最低賃金について(厚生労働省ホームページより)

時給 勤務開始から終了までの時間給

タイムカードなりで勤務時間を計算して時給換算で月収を決めます。

昔はコマ給計算が普通でしたが、最近ではこの時給計算が増えているようです。

タイムカード(又は入退室記録)を入れる時間は塾ごとに違うので、面接時に確認しておくことが重要になりますが、基本は職場に到着してすぐ(着替える前)に出社記録、仕事が終わったあと(着替えたあと)に退社記録が前提です。

たまに聞くのですが、出社記録は着替えも終わって仕事ができる状態になったからとか、退社記録を打ってから着替えをするとかは労働基準法上は間違った解釈ですので面接時に確認しましょう(お金のことははっきり確認しましょう)。

その他諸手当はどんなものがあるの?

その他の諸手当については、公共機関の交通費、自転車バイク通勤時の交通費など他のアルバイトと変わらないと思いますが、塾独特のものとしては、コマ給計算の塾でも自習対応は時給計算する場合があります。

自習対応とは、その日授業の無い生徒が自習するために来校している際に、巡回しながら質問に応えるものです。

ただ、学年や科目を問わず質問がくるので、講師のスキルがそれなりに無いと難しい業務です。

個別指導塾講師に学歴は必要なの?

「偏差値○○以上の大学」のようなものは無いと思います。

講師に対しても在籍(卒業)学校名は生徒には言わないよう指導していました。

これは、例えば東大を目指す生徒が、担当講師が普通の〇〇大学と知った時にどう思うか。教えることと学歴は違うとは言いながらも引っかかる人もいるかもしれません。
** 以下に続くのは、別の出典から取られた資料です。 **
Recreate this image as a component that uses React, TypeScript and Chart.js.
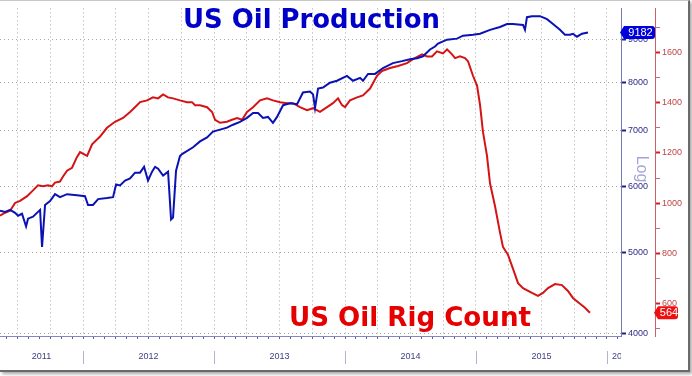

また逆に、東大の先生ですと言われてみんながみんな喜ぶかというと、そんな優秀な先生はちょっと…、と尻込みしてしまう生徒もいるかもしれません。

ただ、高校生の指導においては、講師の大学、特に大学入学時の試験方法(推薦?一般?)は気になるところでした。

例えば、国立大学の熊本大学生でも、推薦入試、前期試験入試、後期試験入試、グローバルリーダー入試等、入試の方法によって受験勉強の内容が違ってくるので中学生の指導は大丈夫でも高校生の指導になると全く勉強してこなかった科目があったりするので確認はしていました。

特に、私立大学の推薦入学の場合、極端な話科目によっては中学生とそう変わらない知識量の例もあり、そこを確認しておかないと結局講師自身が嫌な思いをすることがあります。

基本的に学歴は関係ありませんが、出来れば、授業も自習対応も出来る講師の方が塾側にとってはありがたいのが本音ではあります。

まとめ

昔は塾講師と言えば大学生のバイトの登竜門的な存在でしたが、最近では仕事内容の割に責任が大きい、月収も稼ぐ気になれば飲食店の方が良い、といった考え方も増えているようです。

特に、一部の塾の勤務内容が劣悪のような報道があってからは、まじめに勤務管理をしているにもかかわらず、応募の少なさから講師不足に悩まされている個別指導塾が増えています。

ただ、自分の持っている知識が生徒の役に立ち、その生徒の人生に影響を与える存在になることは大きな喜びと自信になることと思います。

先日も、10年前に在籍していた生徒とバッタリ会い、「○○先生は本当に良かったです、今どうされているんですか」と聞かれて、改めて塾講師の影響力の大きさを実感しました。

塾講師のアルバイトを考えている人は面接では遠慮することなく疑問点を聞いてください。もし聞くことで機嫌が悪くなるような塾長がいたらそんなところへは行かなければ良いだけです。

特に教師を目指している人は一度は経験してみましょう。